Но все это пустяки, в детстве ничего не смыслишь в обязательном для всех брачном счастье, просто отсутствие его подозрительно и ввергает в бесовские сомнения. Выходит, не для всех заготовлены билетики в здешний рай, и боже упаси не урвать своей доли. Впрочем, я не знала, чего Нонна хотела и обижена ли она на жизнь, ничего не сказать было по острому веснушчатому лицу, беспрестанно одинаково улыбающемуся и друзьям, и соседушкам. Когда-то она работала судьей в правительственном доме, что славился своим буфетом. Из этого буфета тетя Нонна приносила замысловатые и не очень лакомства, за которыми в городе нужно было еще побегать. Мне давали мятые рубли и отправляли к тетке за гостинцами.

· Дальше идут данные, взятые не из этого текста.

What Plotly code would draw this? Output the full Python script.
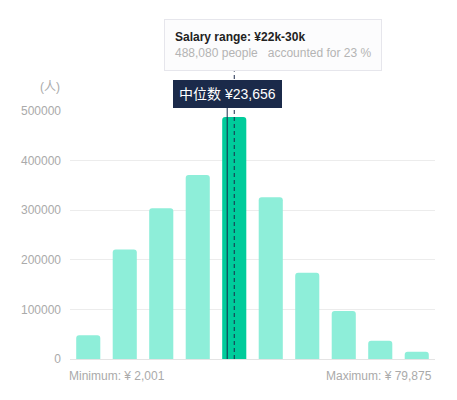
import plotly.graph_objects as go

# salary histogram data
bins = ["2k-6k", "6k-10k", "10k-15k", "15k-22k", "22k-30k",
        "30k-40k", "40k-50k", "50k-60k", "60k-70k", "70k-80k"]
people = [48000, 221000, 304000, 371000, 488080, 326000, 174000, 97000, 37000, 14500]
share = [2, 10, 14, 18, 23, 16, 8, 5, 2, 1]

active = 4                 # hovered bin (22k-30k)
bin_lo, bin_hi = 22000, 30000
median = 23656
min_salary = 2001
max_salary = 79875

light = "#8eeed9"
strong = "#00cc9b"
navy = "#1b2a4a"
grey = "#aaaaaa"
font = "Liberation Sans, Helvetica, Arial, Noto Sans CJK SC, sans-serif"

bar_w = 0.66
# median position inside the active bar
median_x = active - bar_w / 2 + (median - bin_lo) / (bin_hi - bin_lo) * bar_w

colors = [strong if i == active else light for i in range(len(bins))]

trace = go.Bar(x=list(range(len(bins))), y=people,
               marker=dict(color=colors, cornerradius=3, line=dict(width=0)),
               width=bar_w, hoverinfo="skip")

fig = go.Figure(data=[trace])

fig.update_layout(
    width=457, height=400,
    margin=dict(l=70, r=22, t=111, b=41),
    paper_bgcolor="white", plot_bgcolor="white",
    font=dict(family=font, size=12, color=grey),
    showlegend=False,
    xaxis=dict(range=[-0.5, len(bins) - 0.5], showticklabels=False, ticks="",
               showgrid=False, zeroline=False, showline=True,
               linecolor="#e4e4e4", linewidth=1, fixedrange=True),
    yaxis=dict(range=[0, 500000], dtick=100000, tickformat="d",
               gridcolor="#ececec", gridwidth=1, zeroline=False,
               showline=False, ticks="", ticklabelstandoff=8,
               tickfont=dict(size=12, color=grey), fixedrange=True),
)

# axis pointer (dashed) and median line (solid)
fig.add_shape(type="line", xref="x", yref="paper", x0=active, x1=active,
              y0=0, y1=1.16, line=dict(color=navy, width=1, dash="4px,3px"))
fig.add_shape(type="line", xref="x", yref="paper", x0=median_x, x1=median_x,
              y0=0, y1=1.02, line=dict(color=navy, width=1))

# median label
fig.add_annotation(x=median_x, xref="x", y=1, yref="paper",
                   yanchor="bottom", yshift=3, showarrow=False,
                   text="中位数 ¥{:,}".format(median),
                   font=dict(size=14, color="white"),
                   bgcolor=navy, borderpad=6, borderwidth=0)

# tooltip box
tip = ("<b>Salary range: ¥{}</b><br>"
       "<span style='color:#b4b4b4'>{:,} people   accounted for {} %</span>"
       ).format(bins[active], people[active], share[active])
fig.add_annotation(x=active, xref="x", xanchor="left", xshift=-70,
                   y=1.37, yref="paper", yanchor="top", showarrow=False,
                   text=tip, align="left",
                   font=dict(size=12, color="#222222"),
                   bgcolor="#fcfcfd", bordercolor="#e6e6ec", borderwidth=1,
                   borderpad=10)

# unit label
fig.add_annotation(x=0, xref="paper", xanchor="right", xshift=-8,
                   y=1, yref="paper", yanchor="middle", yshift=24,
                   showarrow=False, text="(人)",
                   font=dict(size=12, color=grey))

# min / max labels
fig.add_annotation(x=0, xref="paper", xanchor="left", xshift=-3, y=0,
                   yref="paper", yanchor="top", yshift=-8, showarrow=False,
                   text="Minimum: ¥ {:,}".format(min_salary),
                   font=dict(size=12, color=grey))
fig.add_annotation(x=1, xref="paper", xanchor="right", xshift=-1, y=0,
                   yref="paper", yanchor="top", yshift=-8, showarrow=False,
                   text="Maximum: ¥ {:,}".format(max_salary),
                   font=dict(size=12, color=grey))

fig.write_html("out.html", config={"displayModeBar": False},
               post_script="document.body.style.margin='0';")
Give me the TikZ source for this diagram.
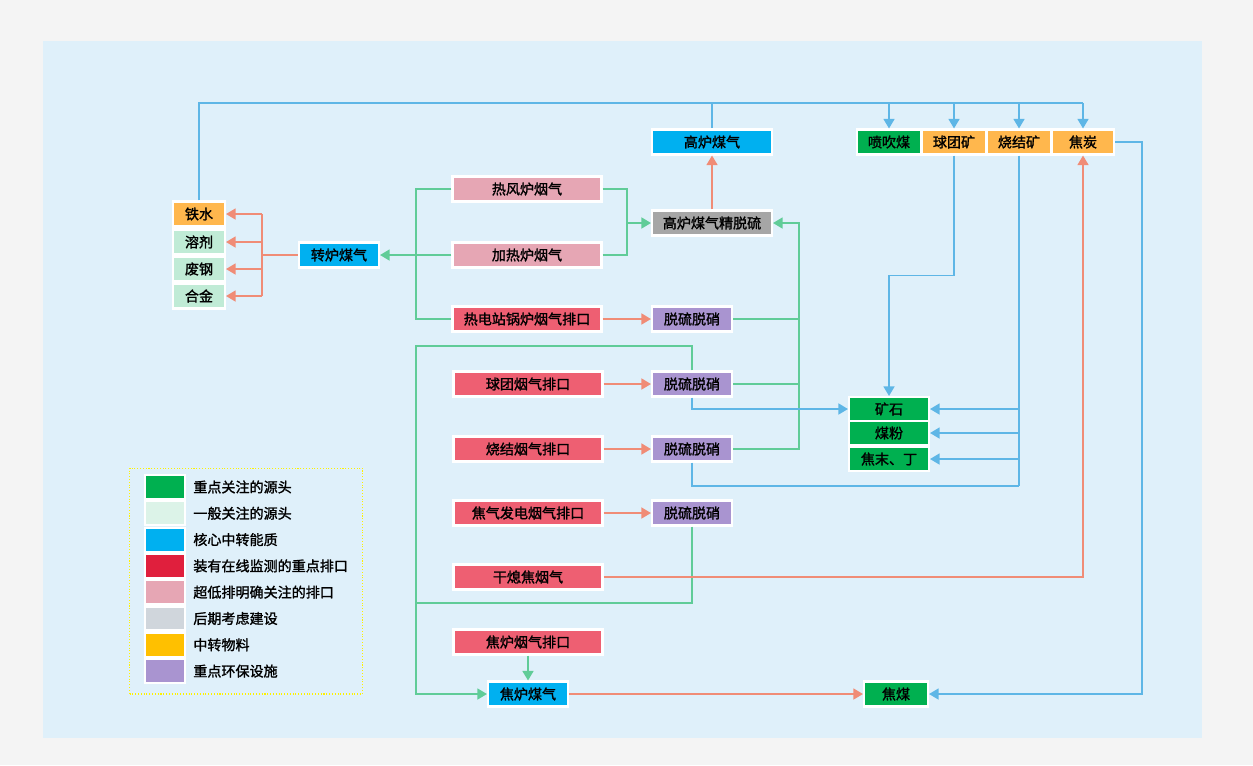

Даже если тетя попала в рай, что вероятнее всего, она и там, должно быть, грустно сидит на венском стуле, в толстокожих очках отражается пляска цветов старенького телевизора, а на спине длинной змейкой покоится тонкая рыжая косица. Такой же картинкой она запечатлелась в своей протяжной квартире. Пространство было велико Нонне в той же степени, в которой Ветрову был тесен пиджак, и два этих состояния странно взаимодополняли друг друга, так что ни то ни другое не резало глаз. Изредка сверлил вопрос: где же все остальные, где излишки родственной крови, которыми в изобилии наполнены другие дома… Но спрашивать об этом Нонну строго-настрого запрещалось, тем более что даже отец, ее младший брат, не говорил с ней никогда дольше восьми минут. Быть может, оттого, что в детстве боялся ее стеклянного глаза. Ничуть не отличавшегося от натурального, но все же чужеродного и неподвижного, и еще более неподвижного от сознания своей стеклянности. В пятнадцатилетнюю Нонну случайно угодил выстрел из рогатки. Можно было все залатать чики-чики, но врач попался дерьмовый и время было не то. Не до форса. Умирала мать — дворянка в отставке и в глуши, учившая детей игре на фортепьянах, а научившая одним несчастьям. От нее осталось неприкаянное пианино с вечно расстроенным вяканием. На нем никто не музицировал, и купить его никто не хотел. А тетя не любила реликвии, тем более такие громоздкие. Со смертью ее матери все манерно-кружевные семейные портреты, отдававшие чем-то сальным и слащавым, кучкой слиплись и перекочевали к отцу. Казалось бы, обычай диктует обратный порядок, однако Нонна игнорировала обычаи, она следовала кодексам, отчего и была в немилости у родни. Маленькую рыжую судью любил только Ветров.